This is the proof Katharine Gun called for days ago; “I urge those in a position to do so to disclose information which relates to this planned aggression…Such government activities are not paper-free endeavors…documents are being drafted now or already exist. As the political momentum builds towards a military ‘solution’, it would be wrong to wait until bombs have fallen on Iran and families destroyed before finally informing the public.”
The following memo is a government document describing how they will build that political momentum towards a military solution. Sawers writes to his colleges that they will introduce a Security Council resolution which Iran is likely to reject. He does not want to tell Russia and China what will happen to Iran at that point. This could be because they are considering nuclear attack, but that is speculation on my part. This will be another unprovoked war of aggression, though they will likely call it a pre-emptive attack. This should have happened by June of this year. The government has already set its policy objective; attack Iran. Another war is coming unless ‘we’ stop it. The plan is to win Russian consent by the G8 summit in June. This is when they (Britain, France, Germany, US) are in position to offer Russia the largest economic incentives. This makes it likely the war is also about economic incentives. (If, for example, there war were to be about security concerns, possible nuclear weapons, the UK might try to convince Russia by showing them Iranian documents and nuclear material. The UK is bargaining with money, the war is likely about money.)

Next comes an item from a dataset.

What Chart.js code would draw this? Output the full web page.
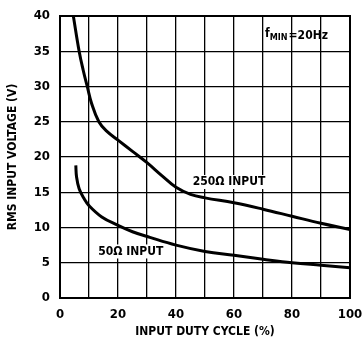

The letter begins with his address to officials of co-conspiring governments.
Republished from Times Online
The UK, US, France, Germany to bring security council resolution by June
“Stanislas de Laboulaye, Michael Schaefer, Nick Burns, Robert Cooper.
Nick, Michael and I had a word yesterday about how to handle the E3+3 meeting in New York on Monday. We agreed that we would need to have a shared concept of what would happen in the Security Council after the period specified by the proposed Presidential Statement. I agreed to circulate a short paper which we might use as a sort of speaking note with the Russians and Chinese. This is attached.
Implicit in the paper is a recognition that we are not going to bring the Russians and Chinese to accept significant sanctions over the coming months, certainly not without further efforts to bring the Iranians around.
Kislyak might argue that those diplomatic efforts should start straightaway after a Presidential Statement is adopted. Our own assessment here is that the Iranians will not feel under much pressure from PRST on its own, and they will need to know that more serious measures are likely. This means putting the Iran dossier onto a Chapter VII basis. We may also need to remove one of the Iranian arguments that the suspension called for is ‘voluntary’. We could do both by making the voluntary suspension a mandatory requirement to the Security Council, in a Resolution we would aim to adopt I, say, early May.
In return for the Russians and Chinese agreeing to this, we would then want to put together a package that could be presented to the Iranians as a new proposal. Ideally this would have the explicit backing of Russia, China and the United States as well as the E3, though Nick will want to consider the scope of presenting this in that way. Our thought is that we would need to finalise this during June, and the obvious occasion to do so would be in the margins of the G8 Foreign Ministers’ meeting. The period running up to the G8 Summit will be when our influence on Russia will be at its maximum, and we need to plan accordingly.
In parallel with agreeing a new proposal, we will also want to bind Russia and China into agreeing to further measures that will be taken by the Security Council should the Iranians fail to engage positively. That would be reflected in Step Four. We would not, at this stage, want to be explicit about what would be involved then – there will need to be extensive negotiations on that in May/June.
I am not sure how far we will get on Monday. The prospect of an E3+3 Ministerial in Berlin on 30 March would give Kislyak the opportunity to push this down the road by ten days. But I suspect we will need a meeting at Ministerial level anyway to get agreement to this sort of approach, including an early Chapter VII Resolution.
We have earmarked a conference call between the five of us on Friday afternoon. Can I suggest that we do this at 1530 GMT. We will need to be circumspect on an open line, but as we are not planning to hand a paper over to the Russians and Chinese, I don’t think we need to go into detailed drafting. What we need is agreement on the concepts.
Looking forward to seeing you all in New York on Monday.”